Among those they say are being held in Russia is Oleh Sentsov, a filmmaker sentenced by Russia to 20 years in prison in Labitnagi. He declared a hunger strike on May 14.
Volodymyr Balukh, a political prisoner, also said he was going on a hunger strike against his sentence on May 19. He had a Ukrainian flag over his house.
Pavlo Hryb has been behind bars since August last year. Also in is journalist Roman Sushchenko, who was was sentenced to 12 years in prison.
The embassy says the actions testify Kremlin's consistent and deliberate pressure on the members of the "Crimean Solidarity" association, composed of relatives of detained Ukrainian citizens, activists and lawyers.
On May 21, Server Mustafaiev, a coordinator of the Crimea Solidarity and Crimean Tatar activist Edem Smailov were detained over suspicion of belonging to the "Hizb ut-Tahrir" organisation, which is banned in Russia but legal in Ukraine. It describes itself as an international, pan-Islamist political organisation, with its ideology as Islam. It considers itself a non-violent political party. It has, however, been banned in at least 13 countries. British prime ministers Tony Blair and David Cameron called for its banning in 2009 and 2011.

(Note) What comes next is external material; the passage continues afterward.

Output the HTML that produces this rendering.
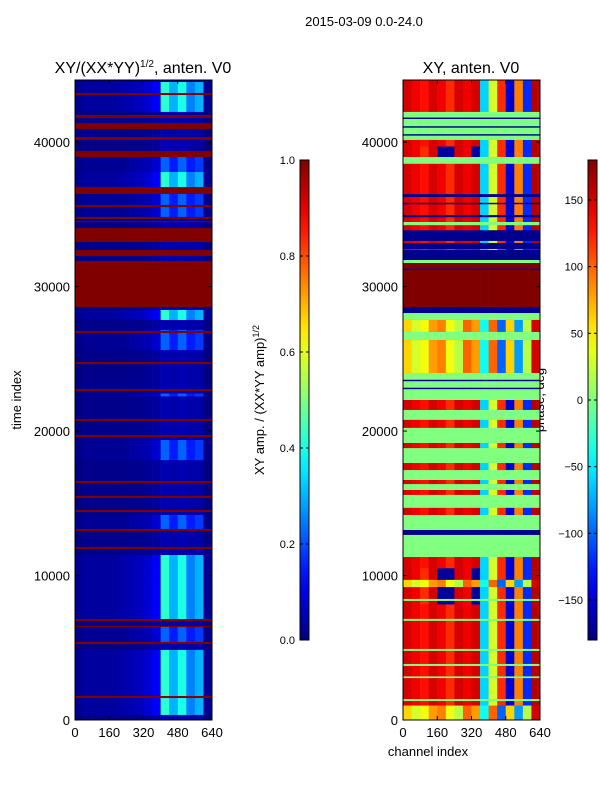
<!DOCTYPE html>
<html><head><meta charset="utf-8"><style>
body{margin:0;background:#fff;}
svg{display:block;font-family:"Liberation Sans",sans-serif;}
</style></head><body>
<svg id="fig" width="600" height="800" viewBox="0 0 600 800">
<text x="364" y="26" font-size="13" text-anchor="middle">2015-03-09 0.0-24.0</text>
<text x="143" y="73" font-size="16" text-anchor="middle">XY/(XX*YY)<tspan font-size="10" dy="-6">1/2</tspan><tspan dy="6">, anten. V0</tspan></text>
<text x="471" y="73" font-size="16" text-anchor="middle">XY, anten. V0</text>
<text transform="translate(21,400) rotate(-90)" font-size="13" text-anchor="middle">time index</text>
<text x="428" y="756" font-size="13" text-anchor="middle">channel index</text>
<text transform="translate(264,400) rotate(-90)" font-size="13" text-anchor="middle">XY amp. / (XX*YY amp)<tspan font-size="9" dy="-5">1/2</tspan></text>
<text transform="translate(544,400) rotate(-90)" font-size="13" text-anchor="middle">phase, deg</text>
<g id="left"></g>
<g id="right"></g>
<g id="cbs"></g>
<g id="axes"></g>
</svg>
<script>
const colEdges=[0,40,80,120,160,200,240,280,320,360,400,440,480,520,560,600,640];
const yTicks=[0,10000,20000,30000,40000];
const xTicks=[0,160,320,480,640];
const ampTicks=[0.0,0.2,0.4,0.6,0.8,1.0];
const phaseTicks=[-150,-100,-50,0,50,100,150];
// left amplitude profiles per column group
const ampBase=[.0,.01,.01,.01,.01,.01,.015,.015,.02,.03,.05,.04,.05,.04,.04,.0];
const ampBright=[.02,.03,.03,.03,.03,.04,.05,.06,.08,.12,.42,.3,.4,.25,.3,.02];
const ampMid=[.01,.02,.02,.02,.02,.02,.03,.04,.05,.08,.22,.15,.22,.15,.18,.01];
const ampRed=[1,1,1,1,1,1,1,1,1,1,1,1,1,1,1,1];
// right phase profiles
const phR=[150,140,130,150,140,120,150,140,150,-60,30,120,-150,90,-120,160];
const phG=[0,0,0,0,0,0,0,0,0,0,0,0,0,0,0,0];
const phB=[-175,-175,-175,-175,-175,-175,-175,-175,-175,-175,-175,-175,-175,-175,-175,-175];
const phD=[180,180,180,180,180,180,180,180,180,180,180,180,180,180,180,180];
const phY=[60,30,40,80,90,40,20,100,80,-40,100,-100,60,-80,20,150];
const phRB=[150,140,120,150,-170,-170,150,140,-170,-60,30,120,-150,90,-120,160];
// bands: start, end, kind
const leftStart=[0,42090,43260,41670,40910,40150,38970,38210,37930,36820,36410,34820,35510,34680,34470,33090,32120,28590,27690,25610,26790,24640,22770,22400,20700,19590,17990,16400,15370,14400,13150,13080,11840,10110,8930,8370,6920,6850,6370,5330,5260,4430,350,1520];
const leftEnd=[44300,44160,43400,41880,41320,40350,39390,38470,38970,37930,36890,36410,35650,34820,34530,34060,32530,31770,28380,27000,26930,24780,22910,22600,20840,19730,19380,16540,15510,14540,14190,13220,11980,10250,9070,8510,11420,6990,6510,6440,5400,4570,4850,1660];
const leftKind=['base','bright','red','red','red','red','red','red','mid','bright','red','mid','red','red','red','red','red','red','bright','mid','red','red','red','mid','red','red','mid','red','red','red','mid','red','red','red','red','red','bright','red','red','mid','red','red','bright','red'];
const rightStart=[0,40150,41600,41000,40450,38970,38500,36200,35700,34800,34250,31840,33020,32530,31560,28590,31150,28170,27690,26860,26300,24020,22150,23450,22900,21460,20770,20220,19170,18820,17780,17300,16610,16330,15920,15580,14680,14190,13150,12810,11280,8000,9200,8240,6860,4780,3740,2900,1310,0];
const rightEnd=[44300,42090,41700,41100,40550,39700,38970,36400,35800,34950,34470,33900,33160,32600,31840,31630,31250,28590,28170,27690,26860,26300,24020,23550,23000,22150,21460,20770,20220,19170,18820,17780,17300,16610,16330,15920,15580,14680,14190,13150,12810,10500,9700,8380,7000,4920,3880,3020,1450,1000];
const rightKind=['R','G','B','B','B','RB','G','B','B','B','G','B','R','R','G','D','B','B','G','Y','G','Y','G','B','B','R','G','R','G','R','G','R','G','R','G','R','G','R','G','B','G','RB','Y','G','G','G','G','G','G','Y'];

const ampProf={base:ampBase,bright:ampBright,mid:ampMid,red:ampRed};
const phProf={R:phR,G:phG,B:phB,D:phD,Y:phY,RB:phRB};
const NS='http://www.w3.org/2000/svg';
const Y0=720,Y1=80,TMAX=44300;
const yScale=t=>Y0-(t/TMAX)*(Y0-Y1);
function xScale(c,x0){return x0+c/640*137;}
function jet(v){v=Math.max(0,Math.min(1,v));
 const f=x=>Math.max(0,Math.min(1,x));
 const r=f(1.5-Math.abs(4*v-3)),g=f(1.5-Math.abs(4*v-2)),b=f(1.5-Math.abs(4*v-1));
 return `rgb(${Math.round(r*255)},${Math.round(g*255)},${Math.round(b*255)})`;}
function mk(tag,attrs,parent){const e=document.createElementNS(NS,tag);for(const k in attrs)e.setAttribute(k,attrs[k]);parent.appendChild(e);return e;}
function drawMap(gid,x0,starts,ends,kinds,prof,norm,name){
 const g=document.getElementById(gid);
 for(let i=0;i<starts.length;i++){
  const p=prof[kinds[i]];
  const ya=yScale(ends[i]),yb=yScale(starts[i]);
  for(let c=0;c<colEdges.length-1;c++){
   const xa=xScale(colEdges[c],x0),xb=xScale(colEdges[c+1],x0);
   const r=mk('rect',{x:xa,y:ya,width:xb-xa+0.3,height:Math.max(1,yb-ya),fill:jet(norm(p[c]))},g);
   
   
  }
 }
 const fr=mk('rect',{x:x0,y:Y1,width:137,height:Y0-Y1,fill:'none',stroke:'#000','stroke-width':1},g);
 
 
}
drawMap('left',75,leftStart,leftEnd,leftKind,ampProf,v=>v,'amp-cell');
drawMap('right',403,rightStart,rightEnd,rightKind,phProf,v=>(v+180)/360,'phase-cell');

const ax=document.getElementById('axes');
for(const x0 of [75,403]){
 for(const t of yTicks){const y=yScale(t);
  mk('line',{x1:x0,x2:x0+4,y1:y,y2:y,stroke:'#000'},ax);
  mk('line',{x1:x0+137,x2:x0+133,y1:y,y2:y,stroke:'#000'},ax);
  const tx=mk('text',{x:x0-5,y:y+5,'font-size':13,'text-anchor':'end'},ax);tx.textContent=t;
  
  
 }
 for(const c of xTicks){const x=xScale(c,x0);
  mk('line',{x1:x,x2:x,y1:Y0,y2:Y0-4,stroke:'#000'},ax);
  mk('line',{x1:x,x2:x,y1:Y1,y2:Y1+4,stroke:'#000'},ax);
  const tx=mk('text',{x:x,y:737,'font-size':13,'text-anchor':'middle'},ax);tx.textContent=c;
  
  
 }
}
// colorbars
const cbs=document.getElementById('cbs');
const defs=mk('defs',{},cbs);
const grad=mk('linearGradient',{id:'jetg',x1:0,y1:1,x2:0,y2:0},defs);
for(let i=0;i<=20;i++)mk('stop',{offset:i/20,'stop-color':jet(i/20)},grad);
function cbar(x,ticks,norm,fmt,name){
 const r=mk('rect',{x:x,y:160,width:9,height:480,fill:'url(#jetg)',stroke:'#000','stroke-width':1},cbs);
 
 
 for(const t of ticks){const y=640-norm(t)*480;
  mk('line',{x1:x,x2:x+3,y1:y,y2:y,stroke:'#000'},cbs);
  mk('line',{x1:x+9,x2:x+6,y1:y,y2:y,stroke:'#000'},cbs);
  const tx=mk('text',{x:x-5,y:y+4,'font-size':11,'text-anchor':'end'},cbs);tx.textContent=fmt(t);
  
  
 }
}
cbar(300,ampTicks,v=>v,v=>v.toFixed(1),'amp-colorbar');
cbar(588,phaseTicks,v=>(v+180)/360,v=>(v<0?'\u2212'+(-v):''+v),'phase-colorbar');
</script>
</body></html>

On March 1 and June 7, Ukranian Parliament urged international organisations and international community to condemn Russia’s detention of its citizens and “to use all available political, diplomatic and sanction mechanisms towards Russia to release all Ukrainian political prisoners”.
The British Foreign Office on June 6 said it is “deeply concerned” about the welfare of four Ukrainians being held by Russia.
“Their imprisonment, and that of many more Ukrainians who have been jailed by Russia, appears politically motivated,” the Foreign Office said in a statement.
I tried to seek a comment from the Russian embassy but they didn’t pick my calls.
This points to an escalating conflict, which puts the lives of the detainees, and the so many people displaced at risk, as well as regional alliances and relationships, and conflict dynamics.